Bloomberg steps in it again
Democratic presidential candidate Mike Bloomberg spent part of last week (and part of Wednesday night's debate) apologizing for comments he made in 2015 about the stop, question and frisk policy used in New York City during his time as mayor. In the audio, Bloomberg acknowledged that the practice, which helped drive down crime rates, was used heavily in minority communities “because that’s where all the crime is.”
More recently, Bloomberg has stepped in it with the ag community, which of course includes a good many Oklahomans who make their living on the land.
The culprit was Bloomberg in November 2106, addressing the Said Business School at the University of Oxford in England. Asked whether it was possible to unite people on the coasts with those in middle America, he said a hurdle was blue-collar workers’ inability to adapt to the information economy.

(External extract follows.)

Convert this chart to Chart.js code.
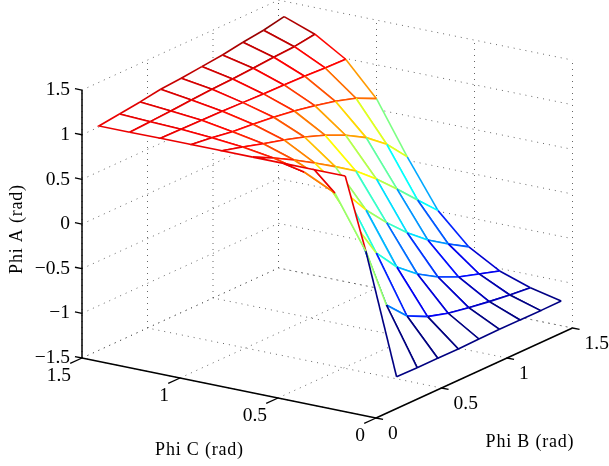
<!DOCTYPE html>
<html>
<head>
<meta charset="utf-8">
<script src="https://cdn.jsdelivr.net/npm/chart.js@4"></script>
<style>
  html, body { margin: 0; padding: 0; background: #fff; }
  canvas { display: block; }
</style>
</head>
<body>
<canvas id="chart" width="609" height="466"></canvas>
<script>
// grid is in steps of pi/20 rad
const gridStep = Math.PI / 20;
const phiBIndex = [0, 1, 2, 3, 4, 5, 6, 7, 8, 9];

// Phi A (rad), one row per Phi C step, columns are Phi B steps
const phiA_C0 = [null, -1.143, -1.148, -1.148, -1.149, -1.143, -1.14, -1.141, -1.142, -1.139];
const phiA_C1 = [1.14, 0.194, -0.516, -0.745, -0.857, -0.925, -0.968, -1.006, -1.037, -1.061];
const phiA_C2 = [1.14, 0.773, 0.298, -0.109, -0.372, -0.556, -0.695, -0.8, -0.872, -0.944];
const phiA_C3 = [1.14, 0.938, 0.743, 0.492, 0.196, -0.051, -0.269, -0.456, -0.606, -0.745];
const phiA_C4 = [1.14, 1.025, 0.897, 0.758, 0.611, 0.457, 0.262, 0.045, -0.184, -0.409];
const phiA_C5 = [1.14, 1.078, 1.009, 0.945, 0.873, 0.787, 0.681, 0.549, 0.369, 0.122];
const phiA_C6 = [1.14, 1.111, 1.073, 1.05, 1.023, 0.988, 0.942, 0.886, 0.814, 0.704];
const phiA_C7 = [1.14, 1.135, 1.13, 1.126, 1.117, 1.109, 1.104, 1.096, 1.083, 1.075];
const phiA_C8 = [1.137, 1.15, 1.164, 1.182, 1.196, 1.206, 1.22, 1.238, 1.251, 1.285];
const phiA_C9 = [1.137, 1.166, 1.195, 1.231, 1.249, 1.274, 1.299, 1.336, 1.365, 1.412];
const phiA = [phiA_C0, phiA_C1, phiA_C2, phiA_C3, phiA_C4, phiA_C5, phiA_C6, phiA_C7, phiA_C8, phiA_C9];

const phiBTicks = [0, 0.5, 1, 1.5];
const phiCTicks = [0, 0.5, 1, 1.5];
const phiATicks = [-1.5, -1, -0.5, 0, 0.5, 1, 1.5];
const colorMin = -1.15;
const colorMax = 1.41;

// view of the 3d box, gives x/y on the flat chart scales
function project(b, c, a) {
  return {
    x: 376 + 131 * b - 196 * c,
    y: 418 - 60 * b - 40 * c - 89.3 * (a + 1.5)
  };
}

function jet(v) {
  const t = Math.max(0, Math.min(1, (v - colorMin) / (colorMax - colorMin)));
  const ch = d => Math.round(255 * Math.max(0, Math.min(1, 1.5 - Math.abs(4 * t - d))));
  return `rgb(${ch(3)},${ch(2)},${ch(1)})`;
}

const node = (i, j) => project(i * gridStep, j * gridStep, phiA[j][i]);
const nodeColor = (i, j) => jet(phiA[j][i]);

const datasets = [];

// first dataset is painted last, so go from the front corner to the back
for (let i = 0; i < phiBIndex.length - 1; i++) {
  for (let j = 0; j < phiA.length - 1; j++) {
    if (phiA[j][i] === null) continue;
    const pts = [node(i, j), node(i + 1, j), node(i + 1, j + 1), node(i, j + 1), node(i, j)];
    const edges = [nodeColor(i, j), nodeColor(i + 1, j), nodeColor(i, j + 1), nodeColor(i, j)];
    datasets.push({
      data: pts,
      showLine: true,
      pointRadius: 0,
      borderWidth: 1.6,
      borderColor: edges[0],
      fill: false,
      segment: { borderColor: ctx => edges[ctx.p0DataIndex] }
    });
    datasets.push({
      data: pts,
      showLine: true,
      pointRadius: 0,
      borderWidth: 0,
      borderColor: 'rgba(255,255,255,0)',
      backgroundColor: '#fff',
      fill: 'shape'
    });
  }
}

function addLine(a, b, width, dash) {
  datasets.push({
    data: [a, b],
    showLine: true,
    pointRadius: 0,
    borderWidth: width,
    borderColor: dash ? '#555' : '#000',
    borderDash: dash || [],
    fill: false
  });
}

// solid axes and tick marks
addLine(project(0, 1.5, -1.5), project(0, 1.5, 1.5), 1.5);
addLine(project(0, 1.5, -1.5), project(0, 0, -1.5), 1.5);
addLine(project(0, 0, -1.5), project(1.5, 0, -1.5), 1.5);
phiATicks.forEach(a => addLine(project(0, 1.5, a), project(0, 1.536, a), 1.3));
phiCTicks.forEach(c => addLine(project(0, c, -1.5), project(-0.09, c, -1.5), 1.3));
phiBTicks.forEach(b => addLine(project(b, 0, -1.5), project(b, -0.036, -1.5), 1.3));

// dotted grid on floor and the two back walls
const dots = [1, 5];
phiBTicks.forEach(b => {
  addLine(project(b, 0, -1.5), project(b, 1.5, -1.5), 0.9, dots);
  addLine(project(b, 1.5, -1.5), project(b, 1.5, 1.5), 0.9, dots);
});
phiCTicks.forEach(c => {
  addLine(project(0, c, -1.5), project(1.5, c, -1.5), 0.9, dots);
  addLine(project(1.5, c, -1.5), project(1.5, c, 1.5), 0.9, dots);
});
phiATicks.forEach(a => {
  addLine(project(0, 1.5, a), project(1.5, 1.5, a), 0.9, dots);
  addLine(project(1.5, 1.5, a), project(1.5, 0, a), 0.9, dots);
});

const tickText = v => (v < 0 ? '\u2212' : '') + Math.abs(v);

const labels3d = {
  id: 'labels3d',
  afterDraw(chart) {
    const { ctx, scales } = chart;
    const put = (text, p, dx, dy, align) => {
      ctx.textAlign = align;
      ctx.fillText(text, scales.x.getPixelForValue(p.x) + dx, scales.y.getPixelForValue(p.y) + dy);
    };
    ctx.save();
    ctx.fillStyle = '#000';
    ctx.textBaseline = 'middle';
    ctx.font = '19.5px "Liberation Serif"';
    phiATicks.forEach(a => put(tickText(a), project(0, 1.5, a), -12, 0, 'right'));
    phiCTicks.forEach(c => put(tickText(c), project(0, c, -1.5), -11, 18, 'right'));
    phiBTicks.forEach(b => put(tickText(b), project(b, 0, -1.5), 12, 16, 'left'));
    ctx.font = '18px "Liberation Serif"';
    ctx.letterSpacing = '0.8px';
    ctx.textAlign = 'center';
    ctx.fillText('Phi C (rad)', 199.5, 450);
    ctx.fillText('Phi B (rad)', 530, 442);
    ctx.translate(17, 229);
    ctx.rotate(-Math.PI / 2);
    ctx.fillText('Phi A (rad)', 0, 0);
    ctx.restore();
  }
};

new Chart('chart', {
  type: 'scatter',
  data: { datasets },
  plugins: [labels3d],
  options: {
    responsive: false,
    animation: false,
    layout: { padding: 0 },
    plugins: { legend: { display: false }, tooltip: { enabled: false } },
    scales: {
      x: { type: 'linear', min: 0, max: 609, display: false },
      y: { type: 'linear', min: 0, max: 466, reverse: true, display: false }
    }
  }
});
</script>
</body>
</html>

“The agrarian society lasted 3,000 years and we could teach processes,” Bloomberg said. “I could teach anybody, even people in this room — no offense intended — to be a farmer. It’s a process. You dig a hole, you put a seed in, you put dirt on top, add water, up comes corn. You could learn that.”
Bloomberg added that the industrial society followed, where, “You put the piece of metal on the lathe, you turn the crank in the direction of the arrow and you can have a job.”

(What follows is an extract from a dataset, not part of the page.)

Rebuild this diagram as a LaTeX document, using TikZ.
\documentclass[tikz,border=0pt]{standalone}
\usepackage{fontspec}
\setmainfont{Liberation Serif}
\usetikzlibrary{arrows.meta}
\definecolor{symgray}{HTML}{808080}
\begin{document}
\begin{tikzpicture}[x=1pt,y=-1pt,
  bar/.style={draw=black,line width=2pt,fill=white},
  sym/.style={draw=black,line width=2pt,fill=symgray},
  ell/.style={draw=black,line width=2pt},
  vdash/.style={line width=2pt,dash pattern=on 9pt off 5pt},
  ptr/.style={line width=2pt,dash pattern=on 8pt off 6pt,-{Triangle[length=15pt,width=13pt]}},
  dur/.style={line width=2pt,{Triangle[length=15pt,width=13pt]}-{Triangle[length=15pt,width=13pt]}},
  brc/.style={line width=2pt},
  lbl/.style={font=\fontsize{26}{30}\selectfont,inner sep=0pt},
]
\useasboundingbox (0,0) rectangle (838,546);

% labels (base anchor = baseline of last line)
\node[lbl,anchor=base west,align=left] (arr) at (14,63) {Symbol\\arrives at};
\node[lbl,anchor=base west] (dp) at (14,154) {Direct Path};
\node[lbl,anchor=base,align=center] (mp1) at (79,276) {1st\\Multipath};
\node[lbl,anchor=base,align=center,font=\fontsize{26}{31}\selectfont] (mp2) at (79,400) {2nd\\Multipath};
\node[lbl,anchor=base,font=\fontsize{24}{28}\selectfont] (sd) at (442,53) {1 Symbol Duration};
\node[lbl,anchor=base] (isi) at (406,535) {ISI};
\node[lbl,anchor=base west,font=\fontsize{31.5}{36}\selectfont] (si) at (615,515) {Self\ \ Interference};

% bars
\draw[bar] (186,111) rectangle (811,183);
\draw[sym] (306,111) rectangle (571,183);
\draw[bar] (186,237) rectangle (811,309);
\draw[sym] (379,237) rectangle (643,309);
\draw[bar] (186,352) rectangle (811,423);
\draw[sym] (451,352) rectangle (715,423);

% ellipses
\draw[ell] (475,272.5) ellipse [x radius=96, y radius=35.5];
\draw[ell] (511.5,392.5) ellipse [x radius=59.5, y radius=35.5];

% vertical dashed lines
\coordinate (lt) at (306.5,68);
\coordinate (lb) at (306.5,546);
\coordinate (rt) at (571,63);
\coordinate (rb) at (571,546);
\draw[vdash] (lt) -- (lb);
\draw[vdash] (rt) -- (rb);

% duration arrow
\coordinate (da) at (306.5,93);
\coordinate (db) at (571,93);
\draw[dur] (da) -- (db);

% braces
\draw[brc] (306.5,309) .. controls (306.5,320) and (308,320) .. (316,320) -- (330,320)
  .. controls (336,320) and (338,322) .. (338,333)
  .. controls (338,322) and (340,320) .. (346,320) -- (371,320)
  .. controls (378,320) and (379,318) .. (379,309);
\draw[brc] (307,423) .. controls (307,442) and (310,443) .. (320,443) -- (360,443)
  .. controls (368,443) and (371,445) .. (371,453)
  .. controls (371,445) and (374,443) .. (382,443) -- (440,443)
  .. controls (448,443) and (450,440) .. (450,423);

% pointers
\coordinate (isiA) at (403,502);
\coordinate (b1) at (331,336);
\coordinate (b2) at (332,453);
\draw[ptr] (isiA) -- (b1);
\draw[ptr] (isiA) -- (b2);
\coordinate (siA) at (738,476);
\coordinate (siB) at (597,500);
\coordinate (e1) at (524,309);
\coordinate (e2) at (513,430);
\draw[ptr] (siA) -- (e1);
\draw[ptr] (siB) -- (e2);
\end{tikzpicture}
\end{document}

He continued: “Now comes the information economy, and the information economy is fundamentally different because it’s built around replacing people with technology and the skill sets that you have to learn are how to think and analyze, and that is a whole degree level different. You have to have a different skill set, you have to have a lot more gray matter.”
Ouch. The argument could be made that Bloomberg, who noted that the world economy was once 98% agriculture-based and today in the United States it’s just 2%, was talking about how farming was done thousands or hundreds of years ago. Nonetheless, the comment prompted understandable criticism.
Tractors and combines contain “far more tech than a Bloomberg Terminal,” tweeted Brendan Carr, commissioner of the Federal Communications Commission. “American farmers are now experts in agronomy, tech, data analytics, & other advanced skills.”
In a tweet, Julie Gunlock, head of the Independent Women’s Forum Center for Progress & Innovation, said Bloomberg “doesn’t know about farming and doesn’t deign to speak to farmers. If he did, he’d know farming is intensely high tech today.”
Fox News political analyst Brit Hume offered this zinger: “Bloomberg seems to have acquired his knowledge of farming by watching Hee-Haw.”
Bloomberg’s unprecedented spending is helping him make real waves in the run for the nomination. He’s also finding out, however, that sometimes your own words can cause more headaches than any opponent.